Se na música foi impossível se livrar da supremacia negra – ainda que muitas e muitos sigam desconhecidos –, em outras linguagens, esse plano foi exitoso. Na incapacidade de negar o gênio de Machado de Assis, negaram-se suas origens africanas. De Maria Firmina dos Reis, autora do primeiro romance publicado por uma mulher no Brasil, mal ouvimos falar. Não bastassem o gênero e a cor da autora, Úrsula (1859) ainda traz críticas à escravidão.
Até 2006, quando Ana Maria Gonçalves lançou Um Defeito de Cor (Ed. Record), apenas outras oito negras haviam publicado romances desde Maria Firmina. Como reflexo, mesmo sendo uma obra monumental, o livro de Ana Maria passou batido pela crítica nacional. O único prêmio que Um Defeito de Cor recebeu foi o cubano Casa de Las Américas. Por isso, sua eleição para a Academia Brasileira de Letras tem um gostinho especial: raras vezes, se viu uma imortal tão celebrada.
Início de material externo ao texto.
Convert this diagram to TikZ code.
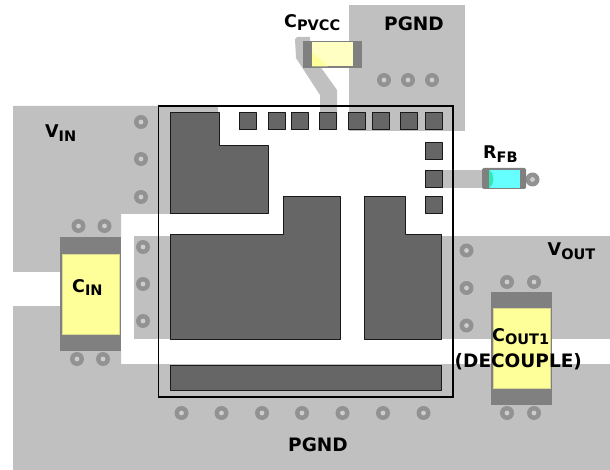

Histórias como essas são a regra, num universo de exceções que se multiplicaram nos últimos anos, como resultado das políticas afirmativas. Se ainda representam a minoria nos espaços de decisão que fabulam tais políticas de apagamento, a população negra se faz ouvir para além dos departamentos de compliance.